CORPORATE America is of course delighted with the biggest US tax reforms in a generation that seem very likely to pass unheeded through Congress this week and reach the president’s desk for final sign-off before Christmas.

What isn’t there is to be pleased about, given that the main Federal corporate tax rate is set to be lowered all the way from 21% to 35%?

But as fellow blogger Paul Hodges wrote in early November, the tax cuts will add to US debt at a time when it is facing a demand deficit from an ageing population.

Yes, stock markets could well rally even further once the tax bill becomes law. Short term economic growth might also improve.

But without a major uptick in immigration, the US working age population will fall by 18m by 2035. This could eventually force the US to raise taxes, reversing some of the reductions contained in the new bill, as the drop in tax revenues resulting from the decline in the workforce might otherwise leave big holes in public pension funds and in Social Security and Medicare provision.

And crucially, of course, the risk is that a smaller workforce means less demand over the long term, no matter how much you cut taxes.

People spend less when they are retired as a.) They have already bought most of the things they need, and b.) They are living on reduced means, especially if they are dependent on the US public pensions system.

There will also obviously be less young people around to buy all the finished products made from chemicals and polymers than during the Economic Supercycle.

This is not insoluble. But the tax bill doesn’t appear to be the long term answer as it doesn’t include provisions to encourage people to work longer.

If older people are given the training to stay in the workforce, and if the retirement age is raised, then the demand deficit I described above can be cancelled out. The big improvement in human health, and so life expectancy, over the last 50 years makes this a viable solution.

Something also needs to be done to deal with looming deficits in Social Security, Medicare and pension funds. Otherwise, as I said, the long term risk is that taxes might eventually have to be raised.

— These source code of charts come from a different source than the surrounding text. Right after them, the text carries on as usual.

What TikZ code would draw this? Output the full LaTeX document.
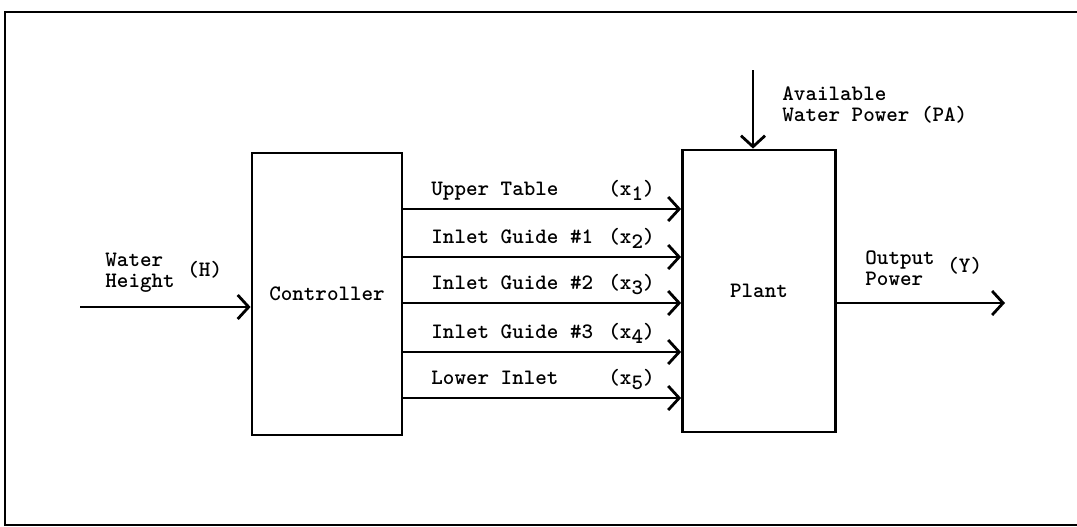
\documentclass[tikz,border=0pt]{standalone}
\usetikzlibrary{arrows.meta,positioning}
\tikzset{
  bd/.style={x=0.5pt, y=-0.5pt, line width=1.4pt, >={Straight Barb[length=5.5pt,width=12pt]},
             every node/.style={font=\ttfamily\bfseries\fontsize{11}{10.5}\selectfont, inner sep=0pt}},
  blk/.style={draw, minimum height=141pt},
  sig/.style={->},
  lbl/.style={anchor=base west},
  twoline/.style={align=left, anchor=west}
}
\newcommand{\lowidx}[1]{\raisebox{-.6ex}{#1}}

\begin{document}
\begin{tikzpicture}[bd]
\fill[white] (0,0) rectangle (1077,526);
\useasboundingbox (0,0) rectangle (1077,526);
\draw (1077,12) -- (5,12) -- (5,525) -- (1077,525);
\node[blk, minimum width=75pt] (ctrl) at (327,294) {Controller};
\node[blk, minimum width=76.5pt] (plant) at (759,291) {Plant};
% input side
\coordinate (hin) at (80,307);
\draw[sig] (hin) -- (hin -| ctrl.west);
\node[twoline] (hlbl) at (104,273) {Water\\Height};
\node[twoline] (hsym) at (186,270) {(H)};
% available power
\coordinate (pin) at (753,70);
\draw[sig] (pin) -- (pin |- plant.north);
\node[twoline] (palbl) at (781,105) {Available\\Water Power (PA)};
% output
\coordinate (yout) at (1005,303);
\draw[sig] (yout -| plant.east) -- (yout);
\node[twoline] (ylbl) at (864,268) {Output\\Power};
\node[twoline] (ysym) at (946,266) {(Y)};
% control signals
\foreach \yy/\txt [count=\i] in {209/Upper Table, 257/Inlet Guide \#1, 303/Inlet Guide \#2, 352/Inlet Guide \#3, 398/Lower Inlet}{
  \draw[sig] (ctrl.east |- 0,\yy) -- (plant.west |- 0,\yy);
  \node[lbl] (n\i) at (430,\yy-14) {\txt};
  \node[lbl] (x\i) at (607,\yy-14) {(x\lowidx{\i})};
}
\end{tikzpicture}
\end{document}
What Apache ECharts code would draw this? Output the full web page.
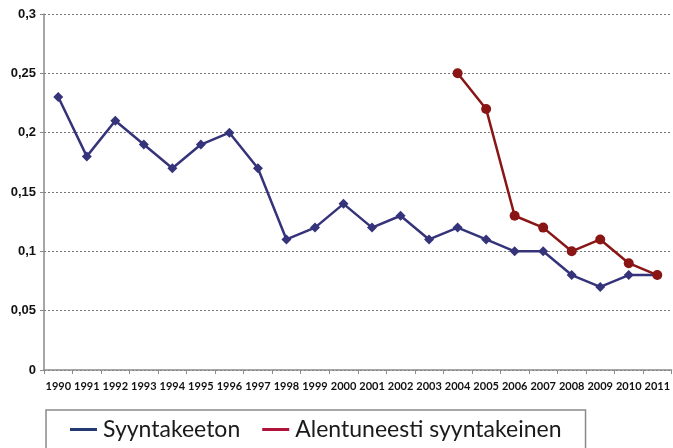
<!DOCTYPE html>
<html><head><meta charset="utf-8">
<script src="https://cdn.jsdelivr.net/npm/echarts@6/dist/echarts.min.js"></script>
<style>html,body{margin:0;padding:0;background:#fff}#c{width:673px;height:448px}</style>
</head><body><div id="c"></div>
<script>
const years = ['1990','1991','1992','1993','1994','1995','1996','1997','1998','1999','2000','2001','2002','2003','2004','2005','2006','2007','2008','2009','2010','2011'];
const syyntakeeton = [0.23,0.18,0.21,0.19,0.17,0.19,0.20,0.17,0.11,0.12,0.14,0.12,0.13,0.11,0.12,0.11,0.10,0.10,0.08,0.07,0.08,0.08];
const alentuneesti = [null,null,null,null,null,null,null,null,null,null,null,null,null,null,0.25,0.22,0.13,0.12,0.10,0.11,0.09,0.08];
const yTicks = [0,0.05,0.1,0.15,0.2,0.25,0.3];
const seriesNames = ['Syyntakeeton','Alentuneesti syyntakeinen'];

const chart = echarts.init(document.getElementById('c'));
chart.setOption({
  animation:false,
  grid:{left:44,right:0,top:14,bottom:78},
  legend:{
    left:46, top:410, orient:'horizontal',
    backgroundColor:'#fff',
    borderColor:'#8a8a8a', borderWidth:1.5,
    padding:[8,24,20,24],
    itemGap:22, itemWidth:27, itemHeight:3,
    icon:'rect',
    textStyle:{fontFamily:'Lato', fontSize:23, color:'#1a1a1a', padding:[0,0,0,1]},
    data:[
      {name:seriesNames[0], itemStyle:{color:'#223a70'}},
      {name:seriesNames[1], itemStyle:{color:'#b0123a'}}
    ]
  },
  xAxis:{
    type:'category', data:years, boundaryGap:true,
    axisLine:{lineStyle:{color:'#8a8a8a',width:1.5}},
    axisTick:{show:true,length:4,lineStyle:{color:'#8a8a8a'}},
    axisLabel:{fontFamily:'Lato',fontWeight:'bold',fontSize:11,color:'#111',margin:11,interval:0},
    splitLine:{show:false}
  },
  yAxis:{
    type:'value', min:0, max:0.3, interval:0.05,
    axisLine:{show:true,lineStyle:{color:'#8a8a8a',width:1.5}},
    axisTick:{show:true,length:4,lineStyle:{color:'#8a8a8a'}},
    axisLabel:{fontFamily:'Liberation Sans',fontWeight:'bold',fontSize:13,color:'#111',margin:8,
      formatter:function(v){ if(!yTicks.some(t=>Math.abs(t-v)<1e-9)) return ''; return v===0?'0':String(+v.toFixed(2)).replace('.',','); }},
    splitLine:{show:true,lineStyle:{color:'#777',type:[2,2],width:1}}
  },
  series:[
    {name:seriesNames[0], type:'line', data:syyntakeeton, symbol:'diamond', symbolSize:10,
      lineStyle:{color:'#35337a',width:2.5}, itemStyle:{color:'#35337a'}},
    {name:seriesNames[1], type:'line', data:alentuneesti, symbol:'circle', symbolSize:10,
      lineStyle:{color:'#8a1515',width:2.5}, itemStyle:{color:'#8a1515'}}
  ]
});
</script></body></html>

Dealing with labour market challenges

But perhaps I am wrong to assume that the tax bill won’t compensate for today’s demographic demand deficit. I hope so. I equally hope that the bill is able to address some of the big challenges confronting the US workforce:

  • Wages don’t seem to be rising quickly enough. Over the past year, wages have risen just by an average of  just 64¢, or 2.5%, which continues a pattern of slow growth that dates back to the 1970s.
  • Whilst white unemployment has fallen to just 3.6%, the rate for African Americans is at 7.3%. The teenage unemployment rate is at 15.9%, according to the US Bureau of Labor Statistics (BLS)
  • And most importantly of all, perhaps, is the fall in the US jobs participation rate as the chart at the beginning of this blog post indicates. BLS research largely attributes this decline to the shrinking of the working-age population because of the retirement of the Bayboomers. This underlines my point about today’s demographics-driven demand deficit. The lower participation rate also helps to explain the fall in in the overall percentage of people who are unemployed, as of course the base from which this is assessed is smaller.

There is a scenario where the tax bill works by boosting economic growth to the 4% annual target set by President Trump. This would mean that the tax cuts would easily pay for themselves – and some more – through higher tax revenues.

Equally, though, there is a risk – however small you think the risk might be – that the tax reforms fail because US economic growth disappoints.

Chemicals and other companies should plan for both scenarios and should make clear to their investors, and their other stakeholders, that this planning has taken place.